What you are asked to do :: What is the number of lines holding the word "image"? Give that number alone.

Figure scripts:
------------------------------------------------------------------------

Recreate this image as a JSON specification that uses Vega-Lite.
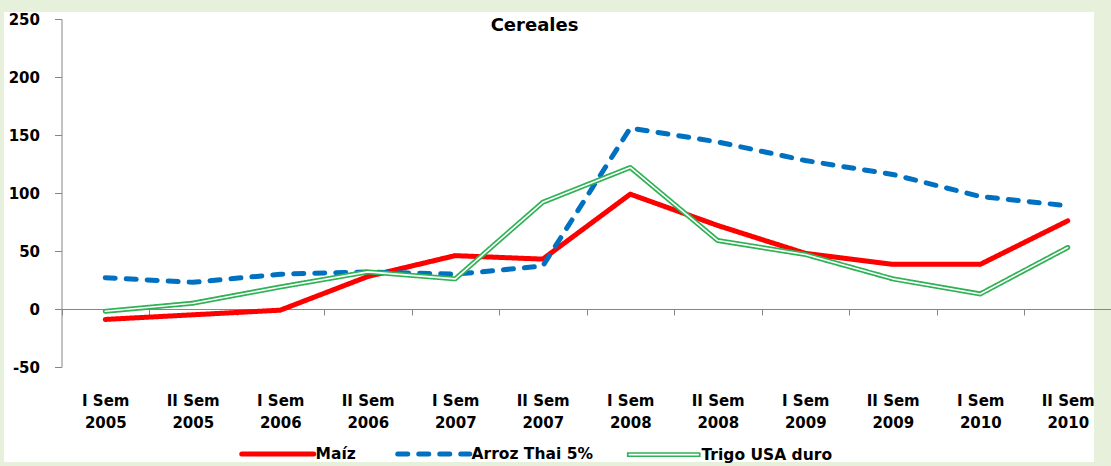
{
  "$schema": "https://vega.github.io/schema/vega-lite/v6.json",
  "width": 1090,
  "height": 450,
  "autosize": {"type": "none"},
  "padding": {"left": 4, "top": 12, "right": 17, "bottom": 4},
  "background": "#e6f0da",
  "config": {
    "view": {"fill": "#ffffff", "stroke": null},
    "font": "DejaVu Sans"
  },
  "title": {
    "text": "Cereales",
    "font": "DejaVu Sans",
    "fontSize": 18,
    "fontWeight": "bold",
    "color": "#000000",
    "anchor": "middle",
    "frame": "group",
    "offset": -18,
    "baseline": "alphabetic",
    "dx": -14.5,
    "dy": 19
  },
  "data": {
    "values": [
      {"periodo": "I Sem 2005", "serie": "Maíz", "valor": -9},
      {"periodo": "II Sem 2005", "serie": "Maíz", "valor": -5},
      {"periodo": "I Sem 2006", "serie": "Maíz", "valor": -1},
      {"periodo": "II Sem 2006", "serie": "Maíz", "valor": 28},
      {"periodo": "I Sem 2007", "serie": "Maíz", "valor": 46},
      {"periodo": "II Sem 2007", "serie": "Maíz", "valor": 43},
      {"periodo": "I Sem 2008", "serie": "Maíz", "valor": 99},
      {"periodo": "II Sem 2008", "serie": "Maíz", "valor": 72},
      {"periodo": "I Sem 2009", "serie": "Maíz", "valor": 48},
      {"periodo": "II Sem 2009", "serie": "Maíz", "valor": 38.5},
      {"periodo": "I Sem 2010", "serie": "Maíz", "valor": 38.5},
      {"periodo": "II Sem 2010", "serie": "Maíz", "valor": 76},
      {"periodo": "I Sem 2005", "serie": "Arroz Thai 5%", "valor": 27},
      {"periodo": "II Sem 2005", "serie": "Arroz Thai 5%", "valor": 23},
      {"periodo": "I Sem 2006", "serie": "Arroz Thai 5%", "valor": 30},
      {"periodo": "II Sem 2006", "serie": "Arroz Thai 5%", "valor": 32},
      {"periodo": "I Sem 2007", "serie": "Arroz Thai 5%", "valor": 30},
      {"periodo": "II Sem 2007", "serie": "Arroz Thai 5%", "valor": 37},
      {"periodo": "I Sem 2008", "serie": "Arroz Thai 5%", "valor": 156},
      {"periodo": "II Sem 2008", "serie": "Arroz Thai 5%", "valor": 144},
      {"periodo": "I Sem 2009", "serie": "Arroz Thai 5%", "valor": 128},
      {"periodo": "II Sem 2009", "serie": "Arroz Thai 5%", "valor": 116},
      {"periodo": "I Sem 2010", "serie": "Arroz Thai 5%", "valor": 97},
      {"periodo": "II Sem 2010", "serie": "Arroz Thai 5%", "valor": 89},
      {"periodo": "I Sem 2005", "serie": "Trigo USA duro", "valor": -2},
      {"periodo": "II Sem 2005", "serie": "Trigo USA duro", "valor": 5},
      {"periodo": "I Sem 2006", "serie": "Trigo USA duro", "valor": 19},
      {"periodo": "II Sem 2006", "serie": "Trigo USA duro", "valor": 32},
      {"periodo": "I Sem 2007", "serie": "Trigo USA duro", "valor": 26},
      {"periodo": "II Sem 2007", "serie": "Trigo USA duro", "valor": 92},
      {"periodo": "I Sem 2008", "serie": "Trigo USA duro", "valor": 122},
      {"periodo": "II Sem 2008", "serie": "Trigo USA duro", "valor": 59},
      {"periodo": "I Sem 2009", "serie": "Trigo USA duro", "valor": 47},
      {"periodo": "II Sem 2009", "serie": "Trigo USA duro", "valor": 26},
      {"periodo": "I Sem 2010", "serie": "Trigo USA duro", "valor": 13},
      {"periodo": "II Sem 2010", "serie": "Trigo USA duro", "valor": 53}
    ]
  },
  "encoding": {
    "x": {
      "field": "periodo",
      "type": "nominal",
      "scale": {
        "type": "band",
        "domain": ["I Sem 2005", "II Sem 2005", "I Sem 2006", "II Sem 2006", "I Sem 2007", "II Sem 2007", "I Sem 2008", "II Sem 2008", "I Sem 2009", "II Sem 2009", "I Sem 2010", "II Sem 2010"],
        "range": [57.5, 1107.5],
        "paddingInner": 0,
        "paddingOuter": 0
      },
      "axis": {
        "orient": "bottom",
        "offset": -153,
        "title": null,
        "domainColor": "#868686",
        "tickColor": "#868686",
        "tickSize": 6,
        "tickBand": "extent",
        "labelAngle": 0,
        "labelPadding": 78,
        "labelFont": "DejaVu Sans",
        "labelFontWeight": "bold",
        "labelFontSize": 15,
        "labelColor": "#000000",
        "labelLineHeight": 22,
        "labelOverlap": false,
        "labelBound": false,
        "labelExpr": "[substring(datum.label, 0, length(datum.label) - 5), substring(datum.label, length(datum.label) - 4)]",
        "grid": false
      }
    },
    "y": {
      "field": "valor",
      "type": "quantitative",
      "scale": {"domain": [-50, 250], "range": [355, 7], "nice": false, "zero": false},
      "axis": {
        "orient": "left",
        "offset": -57.5,
        "title": null,
        "values": [-50, 0, 50, 100, 150, 200, 250],
        "labelExpr": "datum.value < 0 ? '-' + abs(datum.value) : '' + datum.value",
        "domainColor": "#868686",
        "tickColor": "#868686",
        "tickSize": 7,
        "labelPadding": 15,
        "labelFont": "DejaVu Sans",
        "labelFontWeight": "bold",
        "labelFontSize": 15,
        "labelColor": "#000000",
        "grid": false
      }
    }
  },
  "layer": [
    {
      "mark": {"type": "line", "strokeWidth": 5, "strokeCap": "round", "strokeJoin": "round"},
      "encoding": {
        "color": {
          "field": "serie",
          "type": "nominal",
          "scale": {
            "domain": ["Maíz", "Arroz Thai 5%", "Trigo USA duro"],
            "range": ["#ff0000", "#0070c0", "#2fb155"]
          },
          "legend": {
            "title": null,
            "orient": "none",
            "legendX": 236,
            "legendY": 434,
            "direction": "horizontal",
            "padding": 0,
            "symbolType": "stroke",
            "symbolSize": 5184,
            "symbolStrokeWidth": 5,
            "symbolOffset": 30,
            "labelFont": "DejaVu Sans",
            "labelFontWeight": "bold",
            "labelFontSize": 15.5,
            "labelColor": "#000000",
            "columnPadding": 31,
            "labelOffset": 30,
            "encode": {
              "symbols": {
                "update": {
                  "shape": {"signal": "datum.value === 'Trigo USA duro' ? 'M-1,-0.045H1V0.045H-1Z' : 'stroke'"},
                  "fill": {"signal": "datum.value === 'Trigo USA duro' ? '#ffffff' : 'transparent'"},
                  "strokeWidth": {"signal": "datum.value === 'Trigo USA duro' ? 1.7 : 5"},
                  "strokeCap": {"value": "round"}
                }
              }
            }
          }
        },
        "strokeDash": {
          "field": "serie",
          "type": "nominal",
          "scale": {
            "domain": ["Maíz", "Arroz Thai 5%", "Trigo USA duro"],
            "range": [[1, 0], [10, 11], [1, 0]]
          }
        }
      }
    },
    {
      "transform": [{"filter": "datum.serie === 'Trigo USA duro'"}],
      "mark": {"type": "line", "strokeWidth": 1.6, "color": "#ffffff", "strokeCap": "round", "strokeJoin": "round"},
      "encoding": {}
    }
  ]
}
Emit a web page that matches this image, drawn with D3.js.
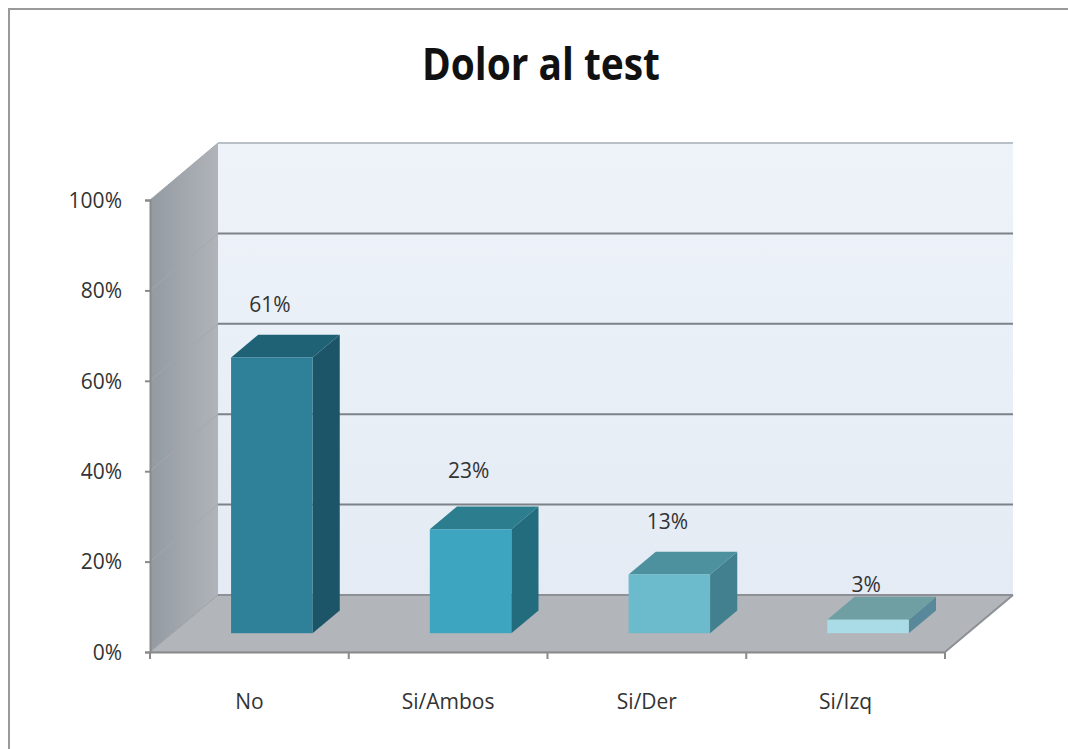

------------------------------------------------------------------------

Task solution :: 2